PROBLEM TO SOLVE:
Check each line of the listing below for the word "chart" and say how many lines have it. Nothing else should be written.

---------- DATA PROVIDED ----------

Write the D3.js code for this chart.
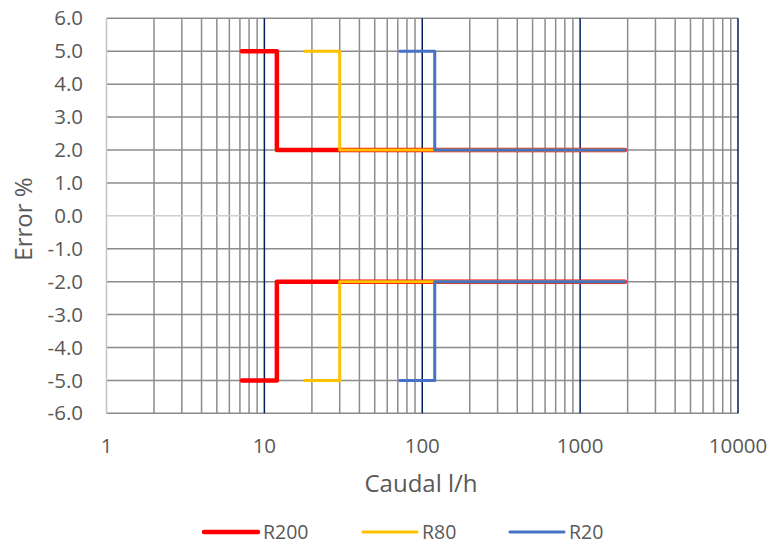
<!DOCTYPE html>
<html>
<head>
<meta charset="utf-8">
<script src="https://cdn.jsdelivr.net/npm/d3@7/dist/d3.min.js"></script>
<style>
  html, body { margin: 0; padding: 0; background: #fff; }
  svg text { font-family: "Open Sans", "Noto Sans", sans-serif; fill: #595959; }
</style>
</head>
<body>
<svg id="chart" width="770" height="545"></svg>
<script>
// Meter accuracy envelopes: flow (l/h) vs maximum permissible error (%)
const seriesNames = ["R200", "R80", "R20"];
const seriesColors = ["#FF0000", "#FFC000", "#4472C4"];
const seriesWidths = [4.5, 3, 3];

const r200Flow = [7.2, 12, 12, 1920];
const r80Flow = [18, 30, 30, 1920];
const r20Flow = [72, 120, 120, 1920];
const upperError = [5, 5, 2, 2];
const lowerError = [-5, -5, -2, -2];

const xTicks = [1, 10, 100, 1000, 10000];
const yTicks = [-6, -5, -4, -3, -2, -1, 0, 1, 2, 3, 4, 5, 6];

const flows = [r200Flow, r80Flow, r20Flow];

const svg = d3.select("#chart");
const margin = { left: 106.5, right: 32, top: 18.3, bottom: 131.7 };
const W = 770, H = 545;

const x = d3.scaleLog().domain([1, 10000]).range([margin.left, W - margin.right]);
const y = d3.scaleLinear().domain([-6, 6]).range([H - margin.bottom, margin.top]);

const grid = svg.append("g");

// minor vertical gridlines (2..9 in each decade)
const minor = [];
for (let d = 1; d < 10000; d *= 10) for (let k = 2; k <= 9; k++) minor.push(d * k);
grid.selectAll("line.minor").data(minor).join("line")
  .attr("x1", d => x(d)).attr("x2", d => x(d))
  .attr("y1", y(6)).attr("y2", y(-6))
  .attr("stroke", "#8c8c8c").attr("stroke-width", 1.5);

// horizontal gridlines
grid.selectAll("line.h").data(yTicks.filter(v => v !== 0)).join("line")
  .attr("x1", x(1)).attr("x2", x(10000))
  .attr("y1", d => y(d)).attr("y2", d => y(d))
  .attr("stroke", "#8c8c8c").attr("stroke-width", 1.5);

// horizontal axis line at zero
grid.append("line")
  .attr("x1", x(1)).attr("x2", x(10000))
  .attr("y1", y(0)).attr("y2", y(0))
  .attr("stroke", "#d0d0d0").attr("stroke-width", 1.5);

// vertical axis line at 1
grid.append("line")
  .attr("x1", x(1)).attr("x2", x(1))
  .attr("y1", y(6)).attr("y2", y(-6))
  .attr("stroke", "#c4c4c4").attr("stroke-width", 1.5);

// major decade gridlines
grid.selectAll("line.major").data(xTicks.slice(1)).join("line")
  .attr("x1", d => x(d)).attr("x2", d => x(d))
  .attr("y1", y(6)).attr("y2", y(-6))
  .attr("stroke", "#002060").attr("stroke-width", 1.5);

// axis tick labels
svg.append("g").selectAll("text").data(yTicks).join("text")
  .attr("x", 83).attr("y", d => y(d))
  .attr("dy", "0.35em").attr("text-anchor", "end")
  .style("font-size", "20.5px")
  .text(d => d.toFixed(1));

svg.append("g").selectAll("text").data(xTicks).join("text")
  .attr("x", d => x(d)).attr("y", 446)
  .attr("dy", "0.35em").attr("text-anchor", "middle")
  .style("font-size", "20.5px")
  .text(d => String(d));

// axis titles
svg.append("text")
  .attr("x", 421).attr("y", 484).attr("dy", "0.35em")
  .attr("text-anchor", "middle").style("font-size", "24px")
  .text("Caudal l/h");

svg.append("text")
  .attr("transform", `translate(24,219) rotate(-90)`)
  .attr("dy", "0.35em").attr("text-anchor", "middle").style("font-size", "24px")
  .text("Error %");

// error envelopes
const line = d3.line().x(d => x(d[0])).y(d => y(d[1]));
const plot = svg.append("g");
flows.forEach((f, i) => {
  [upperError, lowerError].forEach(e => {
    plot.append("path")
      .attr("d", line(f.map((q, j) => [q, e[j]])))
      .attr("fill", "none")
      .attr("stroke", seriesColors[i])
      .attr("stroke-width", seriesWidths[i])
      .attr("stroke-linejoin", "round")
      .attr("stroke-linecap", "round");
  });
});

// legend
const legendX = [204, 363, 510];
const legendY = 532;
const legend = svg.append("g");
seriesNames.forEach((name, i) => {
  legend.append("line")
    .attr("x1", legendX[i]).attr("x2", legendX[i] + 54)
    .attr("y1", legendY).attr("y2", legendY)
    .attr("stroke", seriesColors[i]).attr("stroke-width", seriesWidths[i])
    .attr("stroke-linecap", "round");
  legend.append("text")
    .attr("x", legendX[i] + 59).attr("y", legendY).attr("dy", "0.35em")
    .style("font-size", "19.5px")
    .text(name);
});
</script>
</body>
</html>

----------

RESPONSE:
3